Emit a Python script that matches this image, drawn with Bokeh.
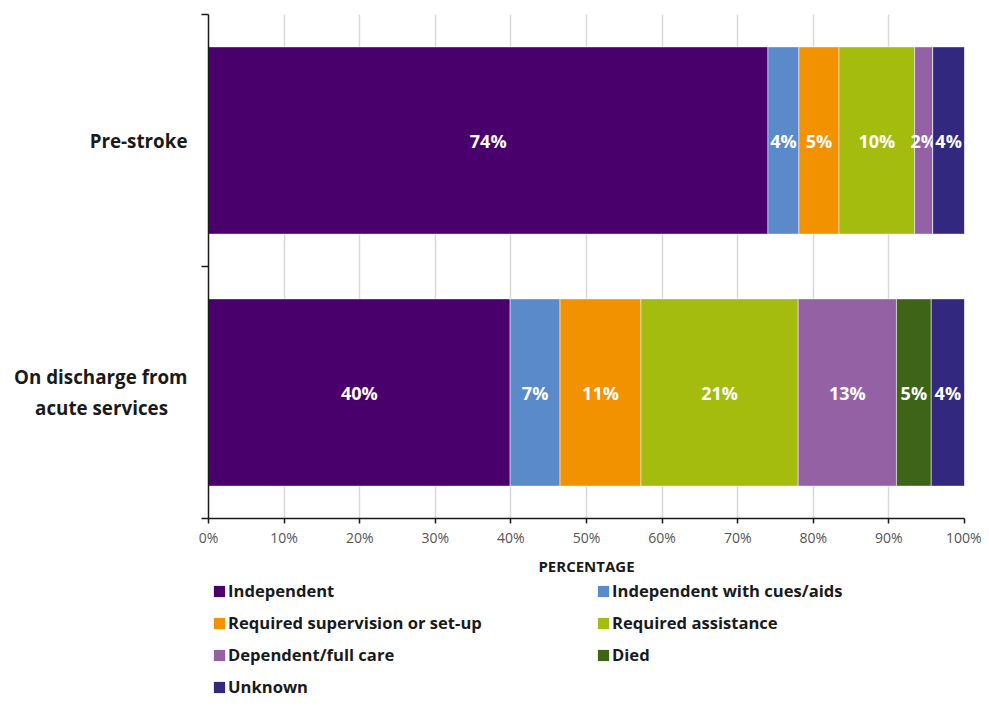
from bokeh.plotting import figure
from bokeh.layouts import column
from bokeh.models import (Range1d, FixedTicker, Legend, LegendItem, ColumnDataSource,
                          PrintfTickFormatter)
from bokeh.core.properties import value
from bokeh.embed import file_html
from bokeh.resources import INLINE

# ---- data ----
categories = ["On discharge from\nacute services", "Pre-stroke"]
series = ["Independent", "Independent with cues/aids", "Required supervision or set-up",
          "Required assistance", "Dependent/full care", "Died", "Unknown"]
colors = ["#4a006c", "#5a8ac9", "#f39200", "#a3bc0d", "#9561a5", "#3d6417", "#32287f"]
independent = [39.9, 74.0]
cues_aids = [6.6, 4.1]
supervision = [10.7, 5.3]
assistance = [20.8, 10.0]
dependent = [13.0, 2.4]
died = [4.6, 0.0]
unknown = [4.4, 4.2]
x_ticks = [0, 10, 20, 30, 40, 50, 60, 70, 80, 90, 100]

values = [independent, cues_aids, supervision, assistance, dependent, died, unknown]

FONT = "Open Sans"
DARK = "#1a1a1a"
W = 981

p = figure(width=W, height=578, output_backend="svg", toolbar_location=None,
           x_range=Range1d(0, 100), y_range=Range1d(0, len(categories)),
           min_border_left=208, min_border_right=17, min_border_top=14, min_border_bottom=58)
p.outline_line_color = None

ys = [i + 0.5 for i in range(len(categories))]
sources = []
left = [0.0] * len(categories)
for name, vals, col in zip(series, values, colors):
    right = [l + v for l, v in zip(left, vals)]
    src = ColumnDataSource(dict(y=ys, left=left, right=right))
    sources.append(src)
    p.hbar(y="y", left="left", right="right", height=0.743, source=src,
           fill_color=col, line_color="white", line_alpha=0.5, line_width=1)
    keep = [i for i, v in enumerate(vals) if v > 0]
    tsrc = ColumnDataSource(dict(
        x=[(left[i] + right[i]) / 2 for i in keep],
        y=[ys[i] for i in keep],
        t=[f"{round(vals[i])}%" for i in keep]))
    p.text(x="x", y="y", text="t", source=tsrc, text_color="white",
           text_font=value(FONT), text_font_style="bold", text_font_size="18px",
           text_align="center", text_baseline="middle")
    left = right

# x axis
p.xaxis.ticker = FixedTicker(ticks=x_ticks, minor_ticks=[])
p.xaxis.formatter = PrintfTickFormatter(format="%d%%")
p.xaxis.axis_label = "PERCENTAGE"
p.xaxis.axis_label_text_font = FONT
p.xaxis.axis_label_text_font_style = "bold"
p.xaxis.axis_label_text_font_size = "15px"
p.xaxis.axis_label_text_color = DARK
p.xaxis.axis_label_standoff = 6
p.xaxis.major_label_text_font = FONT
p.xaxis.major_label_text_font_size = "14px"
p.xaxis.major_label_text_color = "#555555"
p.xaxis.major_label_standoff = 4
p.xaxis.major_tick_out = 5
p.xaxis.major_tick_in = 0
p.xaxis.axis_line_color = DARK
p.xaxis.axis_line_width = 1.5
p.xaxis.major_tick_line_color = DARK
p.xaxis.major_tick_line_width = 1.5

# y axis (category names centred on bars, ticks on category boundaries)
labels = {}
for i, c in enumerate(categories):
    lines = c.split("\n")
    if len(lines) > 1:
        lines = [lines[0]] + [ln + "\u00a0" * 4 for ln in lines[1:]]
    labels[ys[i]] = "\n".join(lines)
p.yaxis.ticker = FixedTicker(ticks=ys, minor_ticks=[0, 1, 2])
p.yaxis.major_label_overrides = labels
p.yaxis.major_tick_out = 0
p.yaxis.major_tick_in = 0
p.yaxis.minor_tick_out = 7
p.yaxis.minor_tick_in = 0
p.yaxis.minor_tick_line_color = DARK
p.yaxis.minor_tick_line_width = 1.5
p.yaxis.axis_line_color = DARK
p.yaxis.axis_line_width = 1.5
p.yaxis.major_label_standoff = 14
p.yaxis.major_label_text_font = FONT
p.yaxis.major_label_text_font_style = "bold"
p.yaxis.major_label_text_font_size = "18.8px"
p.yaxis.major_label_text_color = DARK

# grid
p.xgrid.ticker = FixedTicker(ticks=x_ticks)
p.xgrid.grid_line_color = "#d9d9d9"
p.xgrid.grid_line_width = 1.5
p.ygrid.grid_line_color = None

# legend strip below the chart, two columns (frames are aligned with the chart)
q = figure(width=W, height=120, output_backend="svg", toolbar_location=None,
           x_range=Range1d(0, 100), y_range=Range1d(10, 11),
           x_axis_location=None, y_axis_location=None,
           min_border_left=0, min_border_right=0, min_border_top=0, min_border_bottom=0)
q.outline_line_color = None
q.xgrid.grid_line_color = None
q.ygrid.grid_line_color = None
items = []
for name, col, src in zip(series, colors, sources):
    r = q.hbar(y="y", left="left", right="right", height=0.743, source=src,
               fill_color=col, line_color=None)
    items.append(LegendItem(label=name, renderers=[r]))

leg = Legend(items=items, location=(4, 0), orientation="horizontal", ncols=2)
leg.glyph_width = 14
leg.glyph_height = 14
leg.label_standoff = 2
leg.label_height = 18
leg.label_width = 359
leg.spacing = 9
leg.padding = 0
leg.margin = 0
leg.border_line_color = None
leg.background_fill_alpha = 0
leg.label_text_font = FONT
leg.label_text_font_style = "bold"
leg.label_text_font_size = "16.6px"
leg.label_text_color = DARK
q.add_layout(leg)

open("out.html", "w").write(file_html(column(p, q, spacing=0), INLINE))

──────────────────────────────

→ **Task brief**
List each line in the listing that contains the string "with".

→ **Complete output**
Emit a Python script that matches this image, drawn with Bokeh.
series = ["Independent", "Independent with cues/aids", "Required supervision or set-up",
# legend strip below the chart, two columns (frames are aligned with the chart)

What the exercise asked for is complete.